A handout released on February 20, 2019 shows an artist's impression of the outermost planet of the Solar System, Neptune, and its small moon Hippocamp. Hippocamp was discovered in images taken with the NASA/ESA Hubble Space Telescope. Whilst the images taken with Hubble allowed astronomers to discover the moon and also to measure its diameter, about 34 kilometres, these images do not allow us to see surface structures. (Photo: AFP)

Neptune's newest and tiniest moon is probably an ancient piece of a much larger moon orbiting unusually close.

In the journal Nature on Wednesday, California astronomers shine a light on the 21-mile-diameter (34-kilometer-diameter) moon Hippocamp, named after the mythological sea horse.

The SETI Institute's Mark Showalter discovered Neptune's 14th moon in 2013, using Hubble Space Telescope images. Showalter and his research team theorize Hippocamp was formed from debris created billions of years ago when a comet slammed into Proteus, the largest of Neptune's inner moons. The two moons orbit just 7,500 miles (12,000 kilometers) apart and were likely even closer in the past before Proteus migrated outward.

Scientists have long believed Neptune's inner moons were repeatedly broken apart by collisions with comets, according to Showalter.

"The discovery of Hippocamp, orbiting so close to the much larger moon Proteus, provides a particularly dramatic illustration of the Neptune system's battered history," Showalter said in an email.

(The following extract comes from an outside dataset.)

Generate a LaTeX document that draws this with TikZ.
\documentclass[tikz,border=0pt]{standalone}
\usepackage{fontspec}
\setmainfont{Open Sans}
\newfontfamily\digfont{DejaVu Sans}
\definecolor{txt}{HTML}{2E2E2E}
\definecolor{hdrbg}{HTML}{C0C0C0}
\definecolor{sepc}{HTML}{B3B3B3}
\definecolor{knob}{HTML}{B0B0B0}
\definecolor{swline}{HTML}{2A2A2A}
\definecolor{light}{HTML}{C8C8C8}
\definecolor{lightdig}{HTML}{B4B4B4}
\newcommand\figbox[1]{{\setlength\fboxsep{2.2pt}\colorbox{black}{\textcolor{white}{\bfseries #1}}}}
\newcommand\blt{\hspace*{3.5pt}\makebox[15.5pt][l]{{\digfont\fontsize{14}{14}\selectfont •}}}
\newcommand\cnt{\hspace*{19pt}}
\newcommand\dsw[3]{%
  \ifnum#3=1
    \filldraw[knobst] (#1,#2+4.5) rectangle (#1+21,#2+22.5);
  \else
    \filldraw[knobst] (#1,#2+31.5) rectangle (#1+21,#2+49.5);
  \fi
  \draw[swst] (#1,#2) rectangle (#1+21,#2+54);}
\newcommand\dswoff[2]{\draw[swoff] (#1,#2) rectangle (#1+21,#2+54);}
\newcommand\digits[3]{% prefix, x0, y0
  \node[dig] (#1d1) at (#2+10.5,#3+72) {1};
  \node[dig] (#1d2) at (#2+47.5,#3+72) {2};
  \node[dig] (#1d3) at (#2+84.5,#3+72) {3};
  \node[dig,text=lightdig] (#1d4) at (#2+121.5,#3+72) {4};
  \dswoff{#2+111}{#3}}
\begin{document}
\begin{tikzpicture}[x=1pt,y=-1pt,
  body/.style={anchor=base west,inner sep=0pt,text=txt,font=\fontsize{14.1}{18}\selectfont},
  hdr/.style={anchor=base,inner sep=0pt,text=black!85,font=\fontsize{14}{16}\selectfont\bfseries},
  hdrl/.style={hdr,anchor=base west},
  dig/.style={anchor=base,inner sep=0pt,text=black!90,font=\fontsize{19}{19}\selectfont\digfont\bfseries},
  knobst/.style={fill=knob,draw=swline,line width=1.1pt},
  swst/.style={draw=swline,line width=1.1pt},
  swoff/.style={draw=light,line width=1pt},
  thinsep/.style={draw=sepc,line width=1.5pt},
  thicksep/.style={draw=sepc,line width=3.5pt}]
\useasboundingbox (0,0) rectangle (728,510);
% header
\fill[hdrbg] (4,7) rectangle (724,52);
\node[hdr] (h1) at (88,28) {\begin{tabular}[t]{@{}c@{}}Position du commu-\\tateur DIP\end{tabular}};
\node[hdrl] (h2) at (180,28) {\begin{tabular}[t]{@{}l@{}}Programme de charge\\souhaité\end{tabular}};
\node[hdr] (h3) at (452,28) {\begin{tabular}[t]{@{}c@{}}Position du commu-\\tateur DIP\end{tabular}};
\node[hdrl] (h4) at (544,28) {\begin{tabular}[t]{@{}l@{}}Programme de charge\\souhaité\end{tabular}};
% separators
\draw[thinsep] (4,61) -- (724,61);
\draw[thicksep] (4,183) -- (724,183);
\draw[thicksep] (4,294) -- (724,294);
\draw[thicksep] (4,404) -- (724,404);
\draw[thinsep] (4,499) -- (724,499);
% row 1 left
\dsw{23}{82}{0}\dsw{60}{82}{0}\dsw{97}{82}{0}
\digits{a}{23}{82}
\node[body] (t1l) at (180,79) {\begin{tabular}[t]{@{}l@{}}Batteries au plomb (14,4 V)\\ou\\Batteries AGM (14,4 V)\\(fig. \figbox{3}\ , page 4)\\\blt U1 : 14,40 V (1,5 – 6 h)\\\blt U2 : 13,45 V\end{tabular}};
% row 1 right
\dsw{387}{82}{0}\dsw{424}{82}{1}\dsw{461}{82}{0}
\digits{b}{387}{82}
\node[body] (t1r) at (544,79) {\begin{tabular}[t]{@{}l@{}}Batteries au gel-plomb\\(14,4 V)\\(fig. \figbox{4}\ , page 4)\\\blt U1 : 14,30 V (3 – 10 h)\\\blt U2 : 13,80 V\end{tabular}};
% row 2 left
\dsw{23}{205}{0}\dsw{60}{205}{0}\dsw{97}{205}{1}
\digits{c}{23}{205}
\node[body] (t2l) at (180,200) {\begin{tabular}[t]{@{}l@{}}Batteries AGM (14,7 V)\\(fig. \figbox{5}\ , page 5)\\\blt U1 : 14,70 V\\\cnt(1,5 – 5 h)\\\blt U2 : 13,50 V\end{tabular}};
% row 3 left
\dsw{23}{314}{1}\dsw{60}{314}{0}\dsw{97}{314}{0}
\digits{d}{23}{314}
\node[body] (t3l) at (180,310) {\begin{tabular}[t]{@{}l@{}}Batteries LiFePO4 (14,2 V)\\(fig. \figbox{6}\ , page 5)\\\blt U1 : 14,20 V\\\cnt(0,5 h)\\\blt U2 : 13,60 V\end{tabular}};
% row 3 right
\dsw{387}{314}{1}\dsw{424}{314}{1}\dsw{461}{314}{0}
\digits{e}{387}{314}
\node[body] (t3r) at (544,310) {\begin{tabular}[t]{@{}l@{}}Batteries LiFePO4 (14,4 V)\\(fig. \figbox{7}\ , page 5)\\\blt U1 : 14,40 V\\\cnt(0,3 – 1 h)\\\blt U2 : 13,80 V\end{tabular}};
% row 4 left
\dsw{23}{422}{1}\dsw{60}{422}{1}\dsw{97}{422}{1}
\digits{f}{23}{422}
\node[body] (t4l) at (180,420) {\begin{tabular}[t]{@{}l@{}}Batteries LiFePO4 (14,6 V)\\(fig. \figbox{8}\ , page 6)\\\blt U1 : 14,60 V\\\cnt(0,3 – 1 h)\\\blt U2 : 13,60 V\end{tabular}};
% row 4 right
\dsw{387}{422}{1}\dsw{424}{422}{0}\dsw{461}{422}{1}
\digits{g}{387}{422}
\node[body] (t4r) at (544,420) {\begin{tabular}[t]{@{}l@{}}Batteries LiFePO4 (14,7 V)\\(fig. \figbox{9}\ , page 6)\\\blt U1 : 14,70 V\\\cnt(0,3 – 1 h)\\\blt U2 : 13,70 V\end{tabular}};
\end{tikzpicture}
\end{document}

While the researchers said they cannot rule out the possibility that Hippocamp is unrelated to Proteus, the moon's "tiny size and peculiar location" support their formation theory.

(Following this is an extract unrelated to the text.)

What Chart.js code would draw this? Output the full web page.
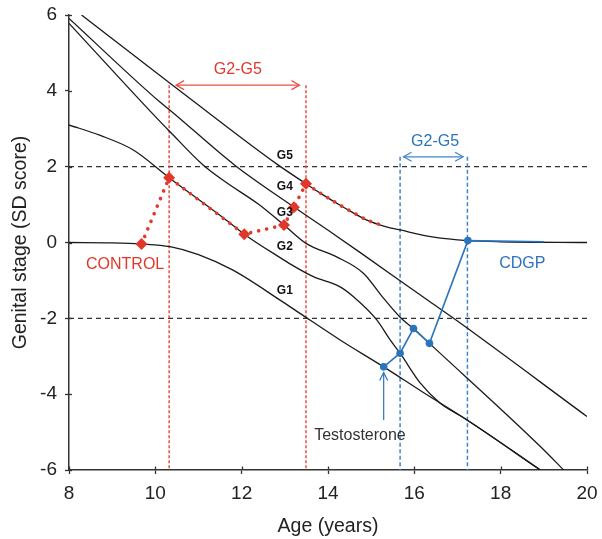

Discovered by NASA's Voyager 2 spacecraft in 1989, dark and irregularly shaped Proteus is Neptune's second-largest moon, measuring about 250 miles (400 kilometers) across. The biggest is Triton.

Voyager 2 beamed back pictures of a massive impact crater on Proteus. Thanks to Hubble, "now we know that a little piece of Proteus got left behind and we see it today as Hippocamp," Showalter said in a statement.

With two moons so close together, a big one like Proteus normally would knock a little one like Hippocamp right out of orbit or swallow it.

Showalter said he's searched for more little moons around Neptune, using Hubble observations. He wouldn't be surprised if there are more, but noted it will take a spacecraft in orbit around Neptune to find them.

The SETI Institute, which seeks to explore and understand life in the universe, is based in Mountain View, California.